Philip Glenn Whalen was born in Portland, Oregon, on October 20, 1923. He served in the U.S. Army from 1943–46 and attended Reed College on the G.I. Bill. While at Reed, Whalen developed interests in Asian philosophy and poetry. He also befriended fellow students and future poets Gary Snyder and Lew Welch. Whalen graduated with a BA in 1951.

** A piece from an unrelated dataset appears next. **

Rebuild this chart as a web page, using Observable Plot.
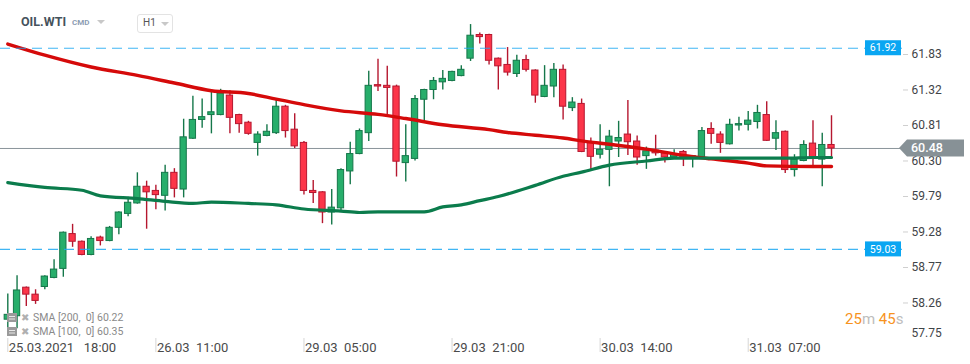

Whalen attended the Six Gallery Reading, an event that heralded the birth of the Beat movement, alongside Welch and Snyder, as well as poets Allen Ginsberg, Philip Lamantia, Michael McClure, and Kenneth Rexroth. Whalen published poems in Evergreen Review and The New American Poetry, 1945–1960 (University of California Press, 1960), edited by Donald Allen. Whalen was the author of ten books of poetry: Canoeing Up Cabarga Creek: Buddhist Poems, 1955–1986 (Parallax Press, 1996); Heavy Breathing: Poems, 1967–1980 (Four Seasons Foundation, 1980); Enough Said: Poems, 1974–1976 (Grey Fox Press, 1980); Decompressions (Grey Fox Press, 1977); The Kindness of Strangers: Poems, 1969–1974 (Four Seasons Foundation, 1976); Severance Pay: Poems, 1967–1969 (Four Seasons Foundation, 1970); On Bear’s Head (Harcourt, Brace & World, 1969); Every Day (Coyote’s Journal, 1965); Like I Say: Poems (Totem Press, 1960); and Memoirs of an Interglacial Age (Auerhahn Press, 1960). He also published two novels—Imaginary Speeches for a Brazen Head (Black Sparrow Press, 1972) and You Didn’t Even Try (Coyote, 1967), which were later rereleased as Two Novels (Zephyr Press, 1985).
In 1973, Whalen became an ordained Zen Buddhist priest, serving in both San Francisco and New Mexico. He died in San Francisco on June 26, 2002.